- French theatrical release poster
- Directed by: Flavia Coste
- Written by: Flavia Coste; Gábor Rassov;
- Produced by: Antoine de Clermont-Tonnerre
- Starring: Mylène St-Sauveur; Sarah-Jeanne Labrosse; Jean-Luc Couchard; Hugo Becker; Flavia Coste; Pierre-François Martin-Laval; Catherine Jacob;
- Cinematography: Philippe Lavalette
- Edited by: Guillaume Bauer
- Music by: Jorane
- Production companies: MACT Productions; Christal Films; Paradis Films; France 3 Cinéma;
- Distributed by: Paradis Films (France); Les Films Christal (Canada);
- Release dates: 2 April 2016 (Festival du Cinéma Européen); 11 January 2017 (France); 4 May 2018 (Canada);
- Running time: 82 minutes
- Countries: France; Canada;
- Language: French
- Budget: $2 million

= Un jour mon prince =

2016 French-Canadian film

Un jour mon prince (lit. 'One Day My Prince') is a 2016 fantasy comedy film directed by Flavia Coste.
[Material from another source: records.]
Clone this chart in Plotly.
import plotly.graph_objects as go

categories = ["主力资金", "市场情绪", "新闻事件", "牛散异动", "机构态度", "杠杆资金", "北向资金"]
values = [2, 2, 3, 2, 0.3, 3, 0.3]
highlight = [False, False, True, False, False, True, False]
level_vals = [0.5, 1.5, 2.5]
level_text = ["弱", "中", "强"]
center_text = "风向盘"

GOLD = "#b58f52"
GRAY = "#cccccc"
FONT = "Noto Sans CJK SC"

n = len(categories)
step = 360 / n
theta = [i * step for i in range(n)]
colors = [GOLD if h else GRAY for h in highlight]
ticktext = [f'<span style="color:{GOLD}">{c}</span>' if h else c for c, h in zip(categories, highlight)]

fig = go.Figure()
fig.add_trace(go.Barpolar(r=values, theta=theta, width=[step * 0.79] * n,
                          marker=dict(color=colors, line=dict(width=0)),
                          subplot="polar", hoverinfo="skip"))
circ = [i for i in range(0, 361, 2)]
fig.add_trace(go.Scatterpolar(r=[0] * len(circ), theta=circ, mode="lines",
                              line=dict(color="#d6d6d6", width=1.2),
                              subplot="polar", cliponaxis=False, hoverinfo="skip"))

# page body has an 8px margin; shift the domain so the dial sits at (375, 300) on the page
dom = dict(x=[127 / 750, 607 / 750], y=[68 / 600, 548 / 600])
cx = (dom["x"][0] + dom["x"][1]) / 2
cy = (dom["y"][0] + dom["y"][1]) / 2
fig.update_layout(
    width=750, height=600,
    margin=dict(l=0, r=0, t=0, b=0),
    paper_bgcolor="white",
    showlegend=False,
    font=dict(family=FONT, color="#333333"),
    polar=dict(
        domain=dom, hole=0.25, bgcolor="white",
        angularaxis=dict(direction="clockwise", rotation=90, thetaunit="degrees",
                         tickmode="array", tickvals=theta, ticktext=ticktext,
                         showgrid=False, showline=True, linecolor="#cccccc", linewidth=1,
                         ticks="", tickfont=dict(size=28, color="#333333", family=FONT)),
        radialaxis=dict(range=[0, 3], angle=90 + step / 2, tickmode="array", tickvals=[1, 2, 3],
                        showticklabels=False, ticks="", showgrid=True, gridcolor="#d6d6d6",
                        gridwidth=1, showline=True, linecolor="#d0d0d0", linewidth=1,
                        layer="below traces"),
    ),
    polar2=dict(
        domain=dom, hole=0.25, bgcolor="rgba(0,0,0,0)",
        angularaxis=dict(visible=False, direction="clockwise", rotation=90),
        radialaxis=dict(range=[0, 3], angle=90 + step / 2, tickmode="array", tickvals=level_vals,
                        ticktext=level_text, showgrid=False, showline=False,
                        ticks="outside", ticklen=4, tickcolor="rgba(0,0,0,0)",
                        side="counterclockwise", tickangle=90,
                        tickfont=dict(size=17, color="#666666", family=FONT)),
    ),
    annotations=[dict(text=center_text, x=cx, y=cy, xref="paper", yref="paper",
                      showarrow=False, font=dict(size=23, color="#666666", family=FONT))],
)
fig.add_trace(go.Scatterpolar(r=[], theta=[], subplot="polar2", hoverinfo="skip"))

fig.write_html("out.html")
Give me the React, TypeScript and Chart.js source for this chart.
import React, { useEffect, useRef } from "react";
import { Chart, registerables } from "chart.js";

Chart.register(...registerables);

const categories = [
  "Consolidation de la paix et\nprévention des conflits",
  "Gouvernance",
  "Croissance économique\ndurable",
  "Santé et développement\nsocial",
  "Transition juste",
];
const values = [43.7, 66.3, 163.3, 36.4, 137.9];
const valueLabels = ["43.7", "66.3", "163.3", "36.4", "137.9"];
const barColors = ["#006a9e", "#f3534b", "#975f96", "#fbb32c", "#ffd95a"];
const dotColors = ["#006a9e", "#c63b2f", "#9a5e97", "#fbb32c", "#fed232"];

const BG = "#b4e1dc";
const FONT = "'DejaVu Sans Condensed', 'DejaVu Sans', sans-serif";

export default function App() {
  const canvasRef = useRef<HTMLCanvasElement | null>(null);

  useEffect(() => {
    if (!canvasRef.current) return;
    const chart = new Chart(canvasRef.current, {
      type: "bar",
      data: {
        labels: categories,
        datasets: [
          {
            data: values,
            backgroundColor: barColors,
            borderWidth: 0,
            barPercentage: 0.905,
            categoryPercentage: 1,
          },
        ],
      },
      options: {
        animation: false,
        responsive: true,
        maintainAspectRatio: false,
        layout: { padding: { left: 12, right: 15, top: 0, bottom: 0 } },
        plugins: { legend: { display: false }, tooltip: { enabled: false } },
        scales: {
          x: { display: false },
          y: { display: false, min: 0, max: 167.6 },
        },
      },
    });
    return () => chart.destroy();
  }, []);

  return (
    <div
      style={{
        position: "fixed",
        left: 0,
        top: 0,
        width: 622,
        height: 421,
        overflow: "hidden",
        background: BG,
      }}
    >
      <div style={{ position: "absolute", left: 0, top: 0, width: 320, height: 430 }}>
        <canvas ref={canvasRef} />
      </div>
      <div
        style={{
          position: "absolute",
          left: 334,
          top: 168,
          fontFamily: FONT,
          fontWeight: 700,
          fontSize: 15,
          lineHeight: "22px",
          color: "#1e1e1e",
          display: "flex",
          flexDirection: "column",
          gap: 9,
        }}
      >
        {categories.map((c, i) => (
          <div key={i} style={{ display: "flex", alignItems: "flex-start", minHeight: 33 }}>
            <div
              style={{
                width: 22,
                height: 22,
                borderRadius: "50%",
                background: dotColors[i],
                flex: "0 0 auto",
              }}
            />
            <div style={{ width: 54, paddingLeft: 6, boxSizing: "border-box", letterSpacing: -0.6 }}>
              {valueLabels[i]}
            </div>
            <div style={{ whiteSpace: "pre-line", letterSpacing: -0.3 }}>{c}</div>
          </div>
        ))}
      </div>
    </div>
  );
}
It stars Mylène St-Sauveur, Sarah-Jeanne Labrosse, Jean-Luc Couchard, Hugo Becker, Coste, Pierre-François Martin-Laval and Catherine Jacob.

==Premise==
In order to prevent their enchanted world to disappear, Queen Titiana sends two Quebec fairies, Blondine and Mélusine, to Paris on a mission to find the ideal man to awaken Sleeping Beauty before her 100th birthday.

==Production==
The film was shot in Paris, Nogent-sur-Marne, Charente-Maritime and Angoulême from 20 June to 26 August 2015.

The film premiered at the Festival du Cinéma Européen on 2 April 2016, and was screened at the Cabourg Film Festival on 11 June 2016 and at the Arras Film Festival on 14 November 2016.